24ª semana del tiempo ordinario. Domingo B: Mc 8, 27-35

Hoy se nos plantea un tema muy serio en la vida como es el dolor y sufrimiento. Hay personas que creen que la Iglesia, en su doctrina, es algo así como masoquista o que enseña que hay que buscar el dolor y que no se debe gozar en la vida... En realidad el dolor, como la muerte, sigue siendo una especie de misterio; pero tiene que tener un sentido. Por algo llamó Jesús “dichosos” a los que sufren. Lo cierto es que el dolor aquí no es un castigo divino ni el remedio es la sola resignación. Aunque sea difícil entenderlo, lo cierto es que Dios, para salvarnos, ha escogido compartir nuestro dolor. Darle sentido es comprender que Jesús, Dios hecho hombre, entre muchas posibilidades, nos ha salvado con el dolor. Pero lo mismo que Jesús resucitó, también es una promesa para nosotros. Por eso debemos vivir en una confianza continua en la presencia de Dios que nos acompaña. Esta es nuestra fe, que nos une con Dios-

La escena que hoy nos trae el evangelio sucede en Cesarea de Filipo. Esta ciudad parece que se había llamado Paneas; pero el tetrarca Filipo la nombró Cesarea en honor al César Augusto. Primero les pregunta Jesús a los apóstoles quién dice la gente que es El. No se trata de saber lo que dicen los muy amigos o los enemigos, sino los indiferentes. Estos suelen decir que es Juan Bautista resucitado o algún profeta. Hoy también hay muchas opiniones sobre Jesús, algunas muy distanciadas porque sigue teniendo muy buenos amigos y sigue teniendo enemigos que le odian. Pero lo que le interesaba más a Jesús era la opinión de sus mismos discípulos. Es san Pedro quien primero dice: “Eres el Mesías”. ¿Qué entendería san Pedro entonces por “Mesías”?

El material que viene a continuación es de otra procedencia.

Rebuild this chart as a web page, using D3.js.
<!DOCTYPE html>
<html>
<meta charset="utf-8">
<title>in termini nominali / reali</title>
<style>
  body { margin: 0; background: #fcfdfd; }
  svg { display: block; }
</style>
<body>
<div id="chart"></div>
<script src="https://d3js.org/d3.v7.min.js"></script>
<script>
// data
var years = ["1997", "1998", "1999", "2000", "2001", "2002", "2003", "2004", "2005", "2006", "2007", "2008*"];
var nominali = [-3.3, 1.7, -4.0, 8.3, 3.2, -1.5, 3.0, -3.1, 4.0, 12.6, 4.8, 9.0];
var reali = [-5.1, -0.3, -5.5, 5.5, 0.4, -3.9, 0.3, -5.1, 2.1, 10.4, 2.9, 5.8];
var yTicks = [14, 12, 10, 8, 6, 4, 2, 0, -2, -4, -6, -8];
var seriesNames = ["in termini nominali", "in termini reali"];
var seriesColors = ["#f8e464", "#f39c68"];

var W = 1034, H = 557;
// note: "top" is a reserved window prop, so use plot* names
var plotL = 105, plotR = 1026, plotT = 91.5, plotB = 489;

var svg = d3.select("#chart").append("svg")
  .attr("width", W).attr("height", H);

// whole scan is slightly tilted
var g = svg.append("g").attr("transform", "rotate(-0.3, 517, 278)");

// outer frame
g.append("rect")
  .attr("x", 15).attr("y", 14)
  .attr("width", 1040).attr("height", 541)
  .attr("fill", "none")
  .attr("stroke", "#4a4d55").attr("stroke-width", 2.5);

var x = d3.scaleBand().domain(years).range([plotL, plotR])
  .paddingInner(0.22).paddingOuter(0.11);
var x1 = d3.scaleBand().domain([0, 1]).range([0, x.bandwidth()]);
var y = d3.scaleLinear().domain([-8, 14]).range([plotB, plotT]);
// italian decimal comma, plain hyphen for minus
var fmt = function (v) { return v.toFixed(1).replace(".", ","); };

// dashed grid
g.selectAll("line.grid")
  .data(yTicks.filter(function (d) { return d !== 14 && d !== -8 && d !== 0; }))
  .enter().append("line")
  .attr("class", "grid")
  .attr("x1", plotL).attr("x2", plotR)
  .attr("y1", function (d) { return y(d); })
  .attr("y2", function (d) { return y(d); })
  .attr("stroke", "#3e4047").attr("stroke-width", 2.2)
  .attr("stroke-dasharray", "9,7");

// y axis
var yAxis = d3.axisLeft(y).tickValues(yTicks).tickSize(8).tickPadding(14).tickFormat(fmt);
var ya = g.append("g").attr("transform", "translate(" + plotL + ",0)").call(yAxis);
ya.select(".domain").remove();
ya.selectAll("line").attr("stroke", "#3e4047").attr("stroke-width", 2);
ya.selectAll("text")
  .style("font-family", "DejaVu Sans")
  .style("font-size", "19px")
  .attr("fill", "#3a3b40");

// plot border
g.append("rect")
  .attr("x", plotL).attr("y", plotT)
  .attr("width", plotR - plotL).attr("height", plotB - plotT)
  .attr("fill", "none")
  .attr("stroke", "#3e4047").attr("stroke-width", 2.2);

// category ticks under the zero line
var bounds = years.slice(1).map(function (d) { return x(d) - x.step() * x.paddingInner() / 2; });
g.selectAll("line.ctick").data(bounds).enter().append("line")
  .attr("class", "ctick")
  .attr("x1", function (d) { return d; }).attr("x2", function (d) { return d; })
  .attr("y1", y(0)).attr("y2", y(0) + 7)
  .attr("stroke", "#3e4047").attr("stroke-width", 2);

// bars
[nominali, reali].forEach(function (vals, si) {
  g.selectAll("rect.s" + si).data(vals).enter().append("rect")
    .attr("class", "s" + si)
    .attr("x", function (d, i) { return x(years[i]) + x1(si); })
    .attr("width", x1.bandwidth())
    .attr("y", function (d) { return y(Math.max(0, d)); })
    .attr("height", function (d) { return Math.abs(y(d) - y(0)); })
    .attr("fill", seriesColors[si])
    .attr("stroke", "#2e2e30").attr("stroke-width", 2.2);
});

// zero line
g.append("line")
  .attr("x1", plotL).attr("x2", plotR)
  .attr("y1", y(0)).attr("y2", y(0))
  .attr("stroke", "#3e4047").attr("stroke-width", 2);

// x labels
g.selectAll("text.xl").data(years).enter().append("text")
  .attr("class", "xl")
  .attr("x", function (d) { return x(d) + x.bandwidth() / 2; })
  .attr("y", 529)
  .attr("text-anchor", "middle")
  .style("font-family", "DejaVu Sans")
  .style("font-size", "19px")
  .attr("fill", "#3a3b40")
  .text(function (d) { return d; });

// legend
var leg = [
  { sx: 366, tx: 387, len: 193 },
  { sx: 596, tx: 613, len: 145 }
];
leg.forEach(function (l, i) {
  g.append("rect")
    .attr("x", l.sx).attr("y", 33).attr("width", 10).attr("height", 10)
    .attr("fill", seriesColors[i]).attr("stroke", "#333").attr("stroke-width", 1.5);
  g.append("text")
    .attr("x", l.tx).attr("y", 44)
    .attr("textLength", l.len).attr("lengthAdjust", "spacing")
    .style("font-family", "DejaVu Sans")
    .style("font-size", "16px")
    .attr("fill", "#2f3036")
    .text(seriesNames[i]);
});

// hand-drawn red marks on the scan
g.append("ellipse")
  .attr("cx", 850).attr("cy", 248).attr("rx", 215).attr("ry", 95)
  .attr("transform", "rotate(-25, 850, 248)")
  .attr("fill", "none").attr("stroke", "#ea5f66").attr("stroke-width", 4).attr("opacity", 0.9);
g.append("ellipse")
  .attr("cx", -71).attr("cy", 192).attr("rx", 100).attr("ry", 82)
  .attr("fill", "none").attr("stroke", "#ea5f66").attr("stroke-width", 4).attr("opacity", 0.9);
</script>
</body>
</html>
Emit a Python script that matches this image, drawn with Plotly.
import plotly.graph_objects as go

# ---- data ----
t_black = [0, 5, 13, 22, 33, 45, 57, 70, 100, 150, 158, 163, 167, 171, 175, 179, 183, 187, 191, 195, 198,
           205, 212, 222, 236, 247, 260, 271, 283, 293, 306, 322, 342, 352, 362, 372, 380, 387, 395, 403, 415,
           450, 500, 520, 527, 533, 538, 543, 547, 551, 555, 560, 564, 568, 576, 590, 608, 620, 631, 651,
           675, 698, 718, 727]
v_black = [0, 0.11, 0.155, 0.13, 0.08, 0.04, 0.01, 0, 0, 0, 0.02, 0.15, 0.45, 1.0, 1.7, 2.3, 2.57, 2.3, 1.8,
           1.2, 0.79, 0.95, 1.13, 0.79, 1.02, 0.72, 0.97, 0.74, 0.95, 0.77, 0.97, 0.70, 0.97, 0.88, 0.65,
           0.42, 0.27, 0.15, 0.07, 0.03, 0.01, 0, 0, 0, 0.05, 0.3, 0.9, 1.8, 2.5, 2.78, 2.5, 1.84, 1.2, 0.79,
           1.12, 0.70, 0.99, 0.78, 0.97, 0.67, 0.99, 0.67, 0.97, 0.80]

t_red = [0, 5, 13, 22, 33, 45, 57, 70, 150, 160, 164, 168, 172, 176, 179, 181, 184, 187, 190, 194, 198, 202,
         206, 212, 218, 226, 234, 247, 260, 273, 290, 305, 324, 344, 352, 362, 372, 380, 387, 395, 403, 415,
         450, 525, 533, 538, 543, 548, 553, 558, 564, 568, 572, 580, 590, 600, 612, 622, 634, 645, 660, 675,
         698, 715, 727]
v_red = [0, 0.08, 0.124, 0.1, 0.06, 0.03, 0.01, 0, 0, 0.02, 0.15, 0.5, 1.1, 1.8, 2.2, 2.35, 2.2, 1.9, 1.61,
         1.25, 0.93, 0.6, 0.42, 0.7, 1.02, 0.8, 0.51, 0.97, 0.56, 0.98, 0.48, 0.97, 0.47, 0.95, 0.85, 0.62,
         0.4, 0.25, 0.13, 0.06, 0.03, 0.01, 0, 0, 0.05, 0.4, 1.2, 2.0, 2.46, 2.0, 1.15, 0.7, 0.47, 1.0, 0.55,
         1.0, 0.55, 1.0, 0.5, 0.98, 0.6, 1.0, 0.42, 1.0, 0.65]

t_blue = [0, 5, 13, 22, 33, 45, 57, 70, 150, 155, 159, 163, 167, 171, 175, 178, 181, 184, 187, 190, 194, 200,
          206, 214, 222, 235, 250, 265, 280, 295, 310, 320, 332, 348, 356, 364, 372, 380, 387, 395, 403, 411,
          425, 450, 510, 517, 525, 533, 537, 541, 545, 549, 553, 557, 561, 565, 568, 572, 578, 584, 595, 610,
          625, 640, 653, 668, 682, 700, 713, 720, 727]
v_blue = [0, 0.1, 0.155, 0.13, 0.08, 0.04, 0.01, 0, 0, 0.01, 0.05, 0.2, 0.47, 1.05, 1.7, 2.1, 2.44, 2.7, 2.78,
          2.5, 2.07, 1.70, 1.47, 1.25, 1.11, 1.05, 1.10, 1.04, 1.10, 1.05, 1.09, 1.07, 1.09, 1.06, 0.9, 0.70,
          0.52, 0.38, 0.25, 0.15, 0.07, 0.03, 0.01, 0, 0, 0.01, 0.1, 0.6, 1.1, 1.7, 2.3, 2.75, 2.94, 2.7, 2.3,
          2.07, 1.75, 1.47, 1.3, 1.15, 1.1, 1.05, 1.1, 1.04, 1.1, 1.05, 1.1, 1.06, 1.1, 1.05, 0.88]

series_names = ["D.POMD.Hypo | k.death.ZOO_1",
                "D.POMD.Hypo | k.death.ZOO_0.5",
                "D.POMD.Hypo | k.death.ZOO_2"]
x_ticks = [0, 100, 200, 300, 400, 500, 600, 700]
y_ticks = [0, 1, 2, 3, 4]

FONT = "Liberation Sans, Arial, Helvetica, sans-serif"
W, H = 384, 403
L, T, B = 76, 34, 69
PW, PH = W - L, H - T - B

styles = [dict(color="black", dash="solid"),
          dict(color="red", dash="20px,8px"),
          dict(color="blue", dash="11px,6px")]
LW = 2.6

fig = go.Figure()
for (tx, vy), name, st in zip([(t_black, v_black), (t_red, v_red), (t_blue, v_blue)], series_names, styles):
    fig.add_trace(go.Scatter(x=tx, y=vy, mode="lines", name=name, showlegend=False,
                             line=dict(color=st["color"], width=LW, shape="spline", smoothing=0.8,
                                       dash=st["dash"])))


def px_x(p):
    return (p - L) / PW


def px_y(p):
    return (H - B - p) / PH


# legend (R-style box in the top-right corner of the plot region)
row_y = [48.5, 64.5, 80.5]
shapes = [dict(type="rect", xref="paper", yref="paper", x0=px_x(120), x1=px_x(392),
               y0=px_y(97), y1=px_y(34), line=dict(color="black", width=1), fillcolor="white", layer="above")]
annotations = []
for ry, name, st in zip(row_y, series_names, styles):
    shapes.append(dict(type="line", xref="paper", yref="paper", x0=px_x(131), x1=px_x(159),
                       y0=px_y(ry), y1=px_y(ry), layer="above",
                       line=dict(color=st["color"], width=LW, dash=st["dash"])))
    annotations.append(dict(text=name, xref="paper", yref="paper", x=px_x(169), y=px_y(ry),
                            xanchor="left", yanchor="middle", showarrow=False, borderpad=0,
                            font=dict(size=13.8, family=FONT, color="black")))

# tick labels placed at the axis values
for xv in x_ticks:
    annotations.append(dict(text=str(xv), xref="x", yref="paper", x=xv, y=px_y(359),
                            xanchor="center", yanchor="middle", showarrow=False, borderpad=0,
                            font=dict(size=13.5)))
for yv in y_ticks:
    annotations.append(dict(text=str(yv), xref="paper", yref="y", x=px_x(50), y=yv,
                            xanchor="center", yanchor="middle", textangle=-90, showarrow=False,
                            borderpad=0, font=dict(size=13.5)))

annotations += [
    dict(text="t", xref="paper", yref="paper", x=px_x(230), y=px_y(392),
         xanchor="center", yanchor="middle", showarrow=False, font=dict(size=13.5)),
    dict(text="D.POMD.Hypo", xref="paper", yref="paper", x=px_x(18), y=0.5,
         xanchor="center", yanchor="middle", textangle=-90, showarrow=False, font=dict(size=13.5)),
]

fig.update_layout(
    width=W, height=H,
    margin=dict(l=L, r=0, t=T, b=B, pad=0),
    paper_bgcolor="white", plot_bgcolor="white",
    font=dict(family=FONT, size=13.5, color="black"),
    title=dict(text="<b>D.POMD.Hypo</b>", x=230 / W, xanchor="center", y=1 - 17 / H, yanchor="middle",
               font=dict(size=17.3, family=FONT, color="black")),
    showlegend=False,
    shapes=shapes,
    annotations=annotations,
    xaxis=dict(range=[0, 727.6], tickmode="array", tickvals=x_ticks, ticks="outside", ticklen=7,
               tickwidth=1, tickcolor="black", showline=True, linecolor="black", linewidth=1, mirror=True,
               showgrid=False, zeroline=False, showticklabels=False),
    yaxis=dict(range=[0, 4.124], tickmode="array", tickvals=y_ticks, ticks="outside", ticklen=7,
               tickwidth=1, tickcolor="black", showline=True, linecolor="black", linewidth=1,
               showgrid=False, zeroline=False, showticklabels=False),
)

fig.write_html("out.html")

Ya Jesús había hablado de servicio, ya les había dicho las bienaventuranzas, que primeramente se aplicaban a su propia vida y actuación, ya había prohibido a los endemoniados que proclamasen que era “Hijo de Dios”; Pero era difícil entender la mentalidad de Jesús, cuando tenían bien metida la idea de un mesías triunfador, que con su poder les llevase a los israelitas a ser los dueños del mundo.

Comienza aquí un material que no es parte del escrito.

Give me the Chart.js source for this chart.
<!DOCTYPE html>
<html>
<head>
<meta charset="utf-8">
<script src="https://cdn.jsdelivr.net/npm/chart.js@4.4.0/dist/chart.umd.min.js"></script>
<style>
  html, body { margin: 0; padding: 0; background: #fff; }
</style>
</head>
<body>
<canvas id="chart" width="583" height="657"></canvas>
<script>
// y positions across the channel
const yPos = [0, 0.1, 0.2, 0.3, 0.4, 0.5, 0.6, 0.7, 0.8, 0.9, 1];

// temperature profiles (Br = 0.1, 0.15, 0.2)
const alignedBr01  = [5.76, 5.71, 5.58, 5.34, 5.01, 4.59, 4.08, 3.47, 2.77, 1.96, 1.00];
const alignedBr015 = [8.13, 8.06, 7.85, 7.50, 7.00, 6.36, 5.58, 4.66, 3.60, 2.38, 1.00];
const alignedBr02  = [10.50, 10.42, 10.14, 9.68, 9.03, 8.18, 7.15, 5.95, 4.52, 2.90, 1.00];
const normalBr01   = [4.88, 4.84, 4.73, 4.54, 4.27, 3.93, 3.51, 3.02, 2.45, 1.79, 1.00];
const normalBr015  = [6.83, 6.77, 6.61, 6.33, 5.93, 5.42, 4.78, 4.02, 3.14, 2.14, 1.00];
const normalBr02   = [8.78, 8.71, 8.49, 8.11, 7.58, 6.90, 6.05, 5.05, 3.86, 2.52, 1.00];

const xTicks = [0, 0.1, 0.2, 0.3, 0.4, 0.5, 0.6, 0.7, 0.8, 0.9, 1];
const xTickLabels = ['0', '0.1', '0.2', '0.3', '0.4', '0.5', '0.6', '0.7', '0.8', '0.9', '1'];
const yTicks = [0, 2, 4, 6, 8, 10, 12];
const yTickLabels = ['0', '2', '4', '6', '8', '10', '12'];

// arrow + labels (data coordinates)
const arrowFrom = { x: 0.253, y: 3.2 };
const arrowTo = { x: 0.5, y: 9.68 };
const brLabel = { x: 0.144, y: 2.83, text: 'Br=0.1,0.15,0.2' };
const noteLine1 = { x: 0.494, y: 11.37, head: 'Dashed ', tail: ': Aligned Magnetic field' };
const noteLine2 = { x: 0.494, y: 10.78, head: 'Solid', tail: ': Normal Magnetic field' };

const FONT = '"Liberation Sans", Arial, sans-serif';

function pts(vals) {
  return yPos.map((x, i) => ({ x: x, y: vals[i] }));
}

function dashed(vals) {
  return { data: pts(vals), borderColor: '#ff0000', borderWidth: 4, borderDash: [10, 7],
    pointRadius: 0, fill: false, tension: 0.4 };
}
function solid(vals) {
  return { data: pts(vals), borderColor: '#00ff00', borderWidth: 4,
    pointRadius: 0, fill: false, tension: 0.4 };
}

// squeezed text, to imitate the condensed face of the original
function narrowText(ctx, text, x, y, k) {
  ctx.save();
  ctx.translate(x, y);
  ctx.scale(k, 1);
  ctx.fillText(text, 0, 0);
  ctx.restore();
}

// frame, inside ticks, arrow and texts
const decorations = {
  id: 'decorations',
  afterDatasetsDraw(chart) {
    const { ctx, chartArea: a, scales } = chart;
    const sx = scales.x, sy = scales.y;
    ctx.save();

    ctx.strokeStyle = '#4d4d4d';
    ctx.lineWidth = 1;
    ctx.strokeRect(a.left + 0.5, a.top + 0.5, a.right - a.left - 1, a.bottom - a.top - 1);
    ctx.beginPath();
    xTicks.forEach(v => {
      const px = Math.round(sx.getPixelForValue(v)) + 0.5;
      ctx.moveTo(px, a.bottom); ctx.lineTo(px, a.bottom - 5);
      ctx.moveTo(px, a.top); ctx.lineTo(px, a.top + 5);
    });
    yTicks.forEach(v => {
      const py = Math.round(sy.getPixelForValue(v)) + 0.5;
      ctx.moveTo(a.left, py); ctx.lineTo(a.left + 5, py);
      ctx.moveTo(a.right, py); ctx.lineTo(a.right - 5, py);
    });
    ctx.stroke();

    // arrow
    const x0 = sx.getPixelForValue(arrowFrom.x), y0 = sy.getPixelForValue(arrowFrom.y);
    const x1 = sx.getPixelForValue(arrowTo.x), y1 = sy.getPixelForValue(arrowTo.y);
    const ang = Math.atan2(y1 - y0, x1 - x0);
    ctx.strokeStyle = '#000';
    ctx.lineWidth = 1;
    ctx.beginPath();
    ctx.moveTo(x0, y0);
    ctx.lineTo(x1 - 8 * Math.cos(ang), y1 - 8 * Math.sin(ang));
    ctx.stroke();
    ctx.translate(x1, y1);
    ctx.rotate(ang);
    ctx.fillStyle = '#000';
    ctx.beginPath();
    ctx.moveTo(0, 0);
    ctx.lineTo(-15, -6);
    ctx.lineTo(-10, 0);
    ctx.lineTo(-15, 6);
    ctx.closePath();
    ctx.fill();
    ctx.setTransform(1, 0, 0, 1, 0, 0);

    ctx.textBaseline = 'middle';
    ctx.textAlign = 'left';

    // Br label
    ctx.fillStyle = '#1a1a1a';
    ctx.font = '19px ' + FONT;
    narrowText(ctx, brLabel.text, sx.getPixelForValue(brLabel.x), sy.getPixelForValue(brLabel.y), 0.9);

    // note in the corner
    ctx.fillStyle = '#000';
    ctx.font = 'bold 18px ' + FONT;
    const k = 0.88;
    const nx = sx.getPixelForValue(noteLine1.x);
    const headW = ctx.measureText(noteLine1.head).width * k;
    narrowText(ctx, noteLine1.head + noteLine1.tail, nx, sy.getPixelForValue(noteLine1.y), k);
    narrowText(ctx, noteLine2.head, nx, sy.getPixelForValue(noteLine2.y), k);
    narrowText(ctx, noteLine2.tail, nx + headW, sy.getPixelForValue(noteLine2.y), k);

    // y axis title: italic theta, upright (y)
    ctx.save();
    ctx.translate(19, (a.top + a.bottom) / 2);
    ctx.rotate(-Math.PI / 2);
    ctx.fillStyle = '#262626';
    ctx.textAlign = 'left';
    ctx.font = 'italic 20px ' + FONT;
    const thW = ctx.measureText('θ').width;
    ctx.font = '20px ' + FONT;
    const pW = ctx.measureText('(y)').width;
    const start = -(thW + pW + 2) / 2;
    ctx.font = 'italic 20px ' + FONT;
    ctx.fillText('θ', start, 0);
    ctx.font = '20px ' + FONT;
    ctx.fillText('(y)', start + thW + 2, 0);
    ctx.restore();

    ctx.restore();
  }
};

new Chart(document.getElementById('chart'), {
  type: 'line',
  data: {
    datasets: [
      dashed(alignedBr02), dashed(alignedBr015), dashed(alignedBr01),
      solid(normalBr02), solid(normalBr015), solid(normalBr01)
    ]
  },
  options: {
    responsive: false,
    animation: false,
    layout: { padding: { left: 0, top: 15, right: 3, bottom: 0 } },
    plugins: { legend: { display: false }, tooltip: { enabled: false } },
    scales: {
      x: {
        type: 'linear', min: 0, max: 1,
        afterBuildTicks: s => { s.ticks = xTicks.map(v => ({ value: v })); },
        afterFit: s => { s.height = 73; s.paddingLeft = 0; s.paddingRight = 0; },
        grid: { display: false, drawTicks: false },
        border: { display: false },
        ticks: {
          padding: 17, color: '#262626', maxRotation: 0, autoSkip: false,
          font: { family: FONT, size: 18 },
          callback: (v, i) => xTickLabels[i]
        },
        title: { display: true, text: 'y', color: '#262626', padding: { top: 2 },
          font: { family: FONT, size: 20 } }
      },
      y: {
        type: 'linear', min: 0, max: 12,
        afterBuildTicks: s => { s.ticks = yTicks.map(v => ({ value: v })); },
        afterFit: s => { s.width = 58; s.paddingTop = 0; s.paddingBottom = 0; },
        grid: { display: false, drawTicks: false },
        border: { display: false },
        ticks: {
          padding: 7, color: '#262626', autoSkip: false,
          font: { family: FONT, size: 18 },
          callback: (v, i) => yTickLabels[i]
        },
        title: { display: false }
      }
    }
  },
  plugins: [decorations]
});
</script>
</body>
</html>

Jesús va a explicarles lo que El entiende por Mesías, siguiendo lo que ya había dicho el profeta Isaías sobre el “Siervo de Yahvé”, un siervo sufriente. Lo primero que les encarga es que no digan a nadie que El es el Mesías. ¡Menudo lío se hubiera armado! Pues toda la gente le hubiera aclamado por su rey. Es lo que pasó después de la multiplicación de panes y peces. Jesús tuvo que esconderse. Así que acepta que El es el Mesías. Pero a continuación les explica que El, siendo el Mesías, debe padecer e ir a la muerte. Y esas palabras denotan un sentido de cercanía a esos sucesos.

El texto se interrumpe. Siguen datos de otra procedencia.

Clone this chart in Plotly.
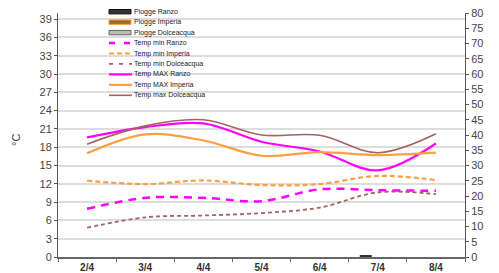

Claro que después, y pronto, vendría la resurrección. Esto lo entendían menos. San Pedro, que todavía no era santo, sino muy apegado a sus ideas triunfalistas, le lleva un poco aparte, porque comprende que le tiene que decir algo serio al maestro: “Esto no puede ser”. Para Jesús era una nueva tentación de triunfalismo. Podemos decir que las antiguas tentaciones del desierto en varias ocasiones vuelven a suscitarse. Y una fuerte es en este momento. Por eso Pedro está haciendo las veces de Satanás. Y así se lo dice Jesús. Más bien parece como un grito para vencer la tentación. Pedro había presentado, como nosotros a veces queremos, un mesianismo o una religión sin sufrimiento. San Pablo nos dirá que “sin efusión de sangre no hay redención”. Una religión sin sufrimiento quiere decir también con intereses personales y egoístas o sin compromisos hacia el bien de los demás, sólo con intereses materiales o terrenos.

Y comienza a explicar Jesús que el desprendimiento terreno no es sólo para el Mesías, sino para todo el que quiera ser discípulo suyo. Y dice esas frases desconcertantes: “Quien pierde su vida la salvará”. Para algunos salvar su vida es no meterse en líos o problemas por el bien de los demás. Piensan que está perdiendo su vida. Por encima de la vida que se ve, hay otra vida que se gana con seguir a Jesús en medio de las cruces de cada día, pero cumpliendo cada uno con su propio deber.